§ AIM OF THE EXERCISE
Give the number of lines in the data that hold the string "this". Nothing else is needed.

§ PROVIDED DATA
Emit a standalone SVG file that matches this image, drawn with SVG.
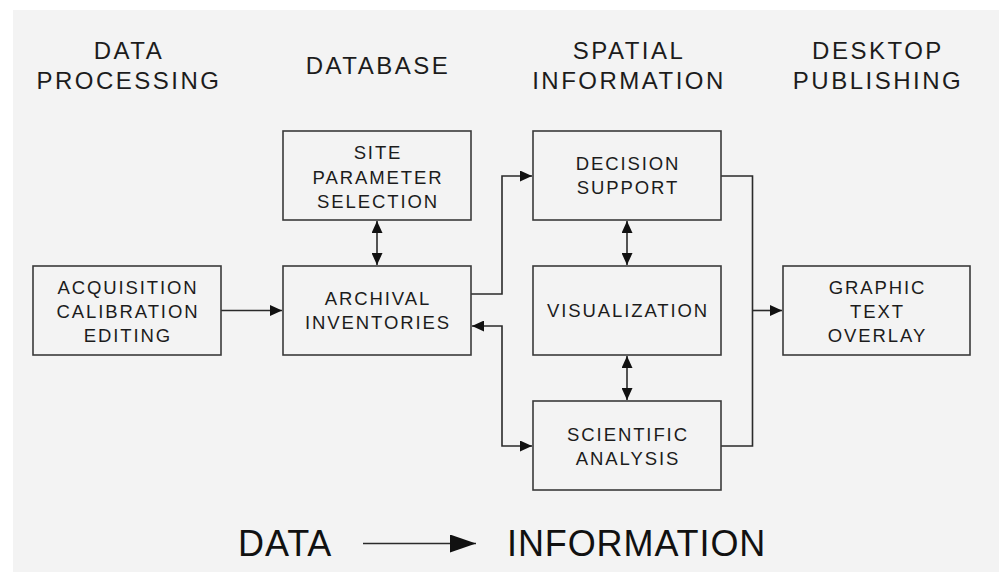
<svg xmlns="http://www.w3.org/2000/svg" width="1000" height="572" viewBox="0 0 1000 572">
  <defs>
    <style>
      .bg { fill: #f3f3f3; }
      .box { fill: #f3f3f3; stroke: #3a3a3a; stroke-width: 1.6; }
      .hdr { font-family: "Liberation Sans", Arial, sans-serif; font-size: 24px; letter-spacing: 2.5px; fill: #1c1c1c; text-anchor: middle; }
      .lbl { font-family: "Liberation Sans", Arial, sans-serif; font-size: 18.5px; letter-spacing: 1.9px; fill: #1c1c1c; text-anchor: middle; }
      .big { font-family: "Liberation Sans", Arial, sans-serif; font-size: 36px; letter-spacing: 0.9px; fill: #111; }
      .con { fill: none; stroke: #2a2a2a; stroke-width: 1.6; }
    </style>
    <marker id="ah" viewBox="0 0 12 11" refX="12" refY="5.5" markerWidth="12" markerHeight="11" markerUnits="userSpaceOnUse" orient="auto-start-reverse">
      <path d="M0,0 L12,5.5 L0,11 z" fill="#111"/>
    </marker>
    <marker id="bigah" viewBox="0 0 26 18" refX="26" refY="9" markerWidth="26" markerHeight="18" markerUnits="userSpaceOnUse" orient="auto">
      <path d="M0,0 L26,9 L0,18 z" fill="#111"/>
    </marker>
  </defs>

  <rect x="0" y="0" width="1000" height="572" fill="#ffffff"/>
  <rect class="bg" x="13" y="10" width="986" height="562"/>

  <g id="headers">
    <text class="hdr" x="129" y="59">DATA</text>
    <text class="hdr" x="129" y="89">PROCESSING</text>
    <text class="hdr" x="378" y="74">DATABASE</text>
    <text class="hdr" x="629" y="59">SPATIAL</text>
    <text class="hdr" x="629" y="89">INFORMATION</text>
    <text class="hdr" x="878" y="59">DESKTOP</text>
    <text class="hdr" x="878" y="89">PUBLISHING</text>
  </g>

  <g id="connectors">
    <path class="con" d="M221,310.5 H282" marker-end="url(#ah)"/>
    <path class="con" d="M377,221 V265" marker-start="url(#ah)" marker-end="url(#ah)"/>
    <path class="con" d="M471,294 H502 V176 H532" marker-end="url(#ah)"/>
    <path class="con" d="M472,326 H502 V446 H532" marker-start="url(#ah)" marker-end="url(#ah)"/>
    <path class="con" d="M627,221 V265" marker-start="url(#ah)" marker-end="url(#ah)"/>
    <path class="con" d="M627,356 V400" marker-start="url(#ah)" marker-end="url(#ah)"/>
    <path class="con" d="M721,176 H752.5 V446 H721"/>
    <path class="con" d="M752.5,310.5 H782" marker-end="url(#ah)"/>
  </g>

  <g id="acquisition">
    <rect class="box" x="33" y="266" width="188" height="89"/>
    <text class="lbl" x="128" y="293.5">ACQUISITION</text>
    <text class="lbl" x="128" y="317.5">CALIBRATION</text>
    <text class="lbl" x="128" y="341.5">EDITING</text>
  </g>

  <g id="site-parameter">
    <rect class="box" x="283" y="131" width="188" height="89"/>
    <text class="lbl" x="378" y="159">SITE</text>
    <text class="lbl" x="378" y="183.5">PARAMETER</text>
    <text class="lbl" x="378" y="207.5">SELECTION</text>
  </g>

  <g id="archival">
    <rect class="box" x="283" y="266" width="188" height="89"/>
    <text class="lbl" x="378" y="305">ARCHIVAL</text>
    <text class="lbl" x="378" y="329">INVENTORIES</text>
  </g>

  <g id="decision">
    <rect class="box" x="533" y="131" width="188" height="89"/>
    <text class="lbl" x="628" y="170">DECISION</text>
    <text class="lbl" x="628" y="194">SUPPORT</text>
  </g>

  <g id="visualization">
    <rect class="box" x="533" y="266" width="188" height="89"/>
    <text class="lbl" x="628" y="317">VISUALIZATION</text>
  </g>

  <g id="scientific">
    <rect class="box" x="533" y="401" width="188" height="89"/>
    <text class="lbl" x="628" y="440.5">SCIENTIFIC</text>
    <text class="lbl" x="628" y="464.5">ANALYSIS</text>
  </g>

  <g id="graphic">
    <rect class="box" x="783" y="266" width="187" height="89"/>
    <text class="lbl" x="877.5" y="293.5">GRAPHIC</text>
    <text class="lbl" x="877.5" y="317.5">TEXT</text>
    <text class="lbl" x="877.5" y="341.5">OVERLAY</text>
  </g>

  <g id="footer">
    <text class="big" x="238" y="556">DATA</text>
    <path class="con" d="M363,543.5 H476" stroke-width="2.2" marker-end="url(#bigah)"/>
    <text class="big" x="507" y="556">INFORMATION</text>
  </g>
</svg>
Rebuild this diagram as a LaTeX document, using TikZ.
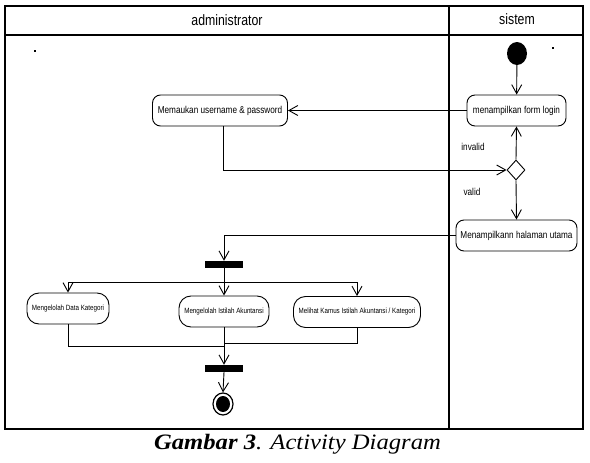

§ CORRECT RESPONSE
2